During our last few sessions he let me drive while he watched on Skype. I created a public/private key pair so we could talk to the server from the Mac mini, then we modified the JSON configuration file and got everything working. Now every single day at 2 in the morning, a database dump occurs up on podfeet.com, and then the Mac mini pulls that file down. Using rsync, it also pulls down a copy of all of the files associated with podfeet.com. The files are, in my case, mostly images I upload for the blog posts, while the database itself contains all the words that I’ve typed over the last 11 years, the theme for displaying the content, and other bits and bobs like users and plugins.
This was all going swimmingly, but today I was looking at the directory structure on the Mac mini and I saw something I didn’t quite like. We created a log file to let us know if the backups had worked properly. It’s called, quite imaginatively, backup.log. We stored it at the top level of my user account. We also created a directory at the top level of my user account called podfeet_backups, and that’s where the actual backups get plopped, all into neat little daily folders.
I didn’t like having that log file sitting out in the open where Steve or I might accidentally throw it away or clean it up in some fashion that would make it break. I knew I could simply drag it into the podfeet_backups folder, but that would probably confuse the backup script, or at the very least I’d end up with two files.
You’ll never believe what happened next! Sorry, channeling Buzz Feed there for a minute. I noodled around a bit and looked at the backup script itself, but it’s got a lot of stuff in it Bart hasn’t told me about yet. I thought maybe the JSON configuration file would point to where the log file would be written but it wasn’t in there either. It did have the location of the folders of content that were backed up but not the log file.
Then I reached back in my brain to recall how we actually make this backup script go and I remembered we’re using a cron job. Cron is a utility that can be set to run in the background at regular intervals. Crontab is the text file where you define those things that you want to run, and it also tells cron when to run them.
I whipped open my notes from the last time we worked on it (I keep them all in Together from reinventedsoftware.com) and found what I was looking for. In the crontab we told it what time to run (using days, hours, minutes, and seconds), we told it the name of the script to run, we told it the JSON configuration file to use, and the very last bit was where to spit out the log file!
Now all I had to do was remember how to edit that crontab. This next part is why I entitled this segment, “I have made fire!” For as long as I’ve been able to spell UNIX, people have told me, “Just look at the man pages to figure out how to use a command.” And not once, in the 20 years or so people have been saying this to me, have I figured out how to do what I wanted to do from the man pages. Until today. Right there in the man pages, it said to write crontab and follow that by -e and I’d be in an editor! I didn’t know what editor I’d be in but I hoped I could guess.
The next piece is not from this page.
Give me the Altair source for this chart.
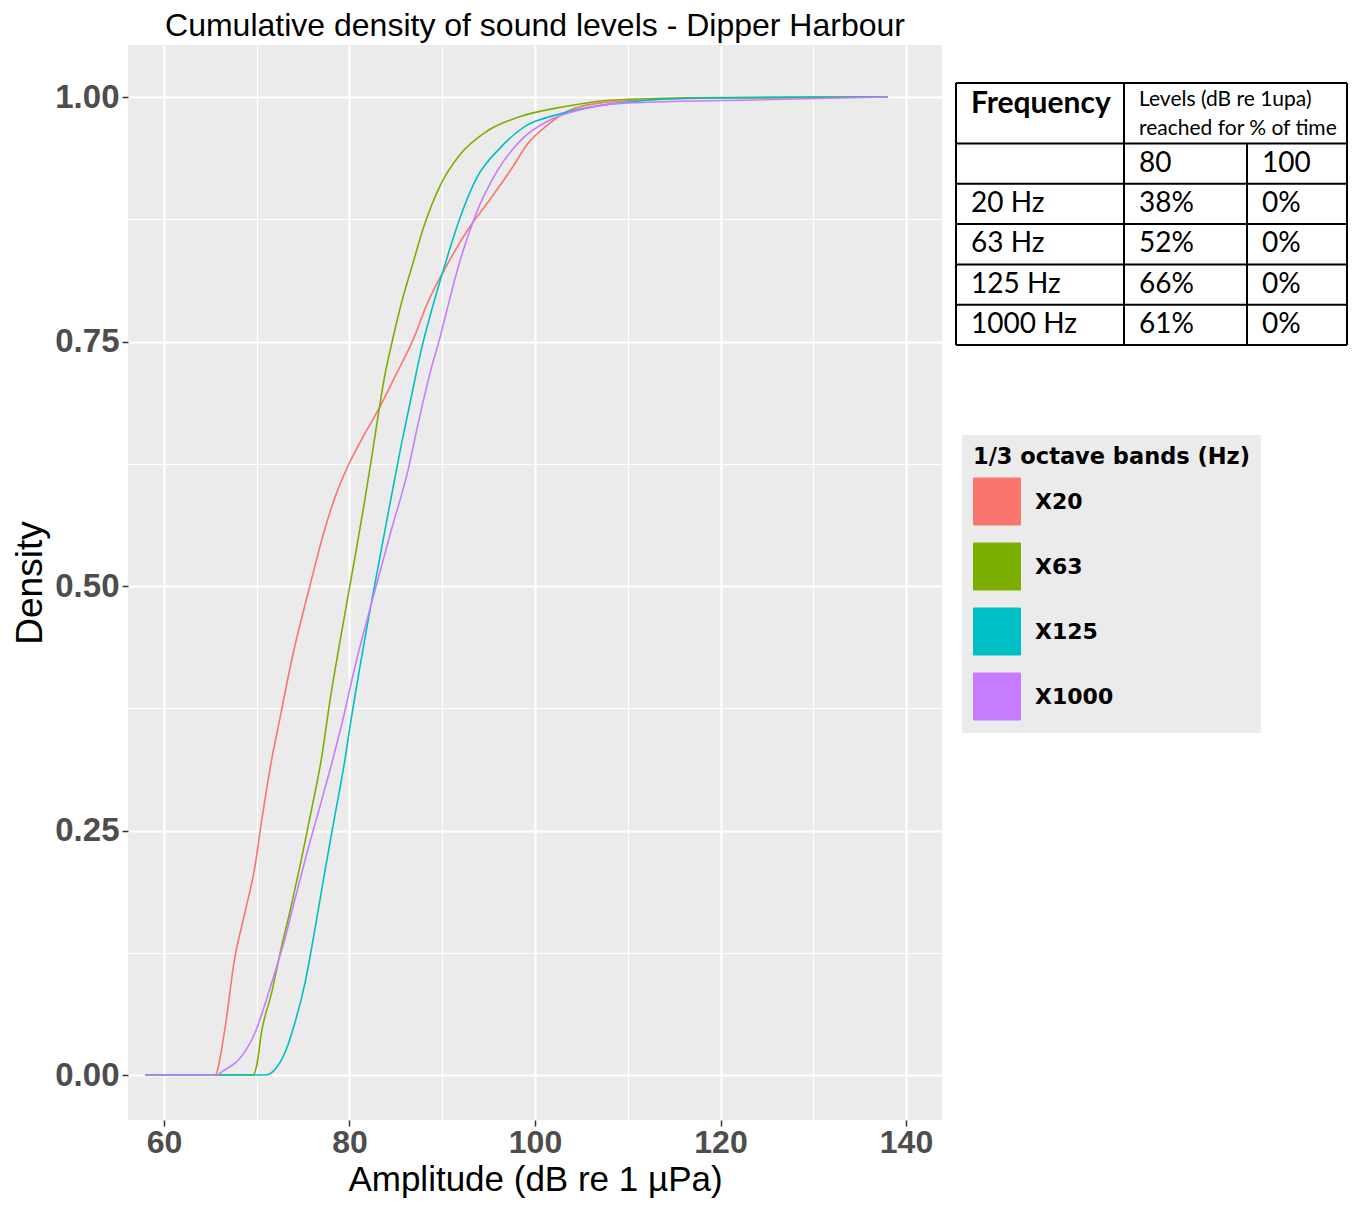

I think I ended up in vi, which is an editor I learned to use in the late 1800s. I saw where I wanted to insert the directory name to push the file down a level. I arrowed over, closed my eyes, and tapped the “i” key. At the bottom of the file, I was rewarded with the word “INSERT”. Yay! I typed in the folder name. Now I had to remember how to get out AND save the file. Scraping back in the memory banks (from the last time Bart and I mucked in this file) I typed escape, then colon wq for write, and then quit. The file saved and it worked!!!
I know this is a silly little example, but it makes me so very happy to have been able to do such a simple little procedure, ALL BY MYSELF.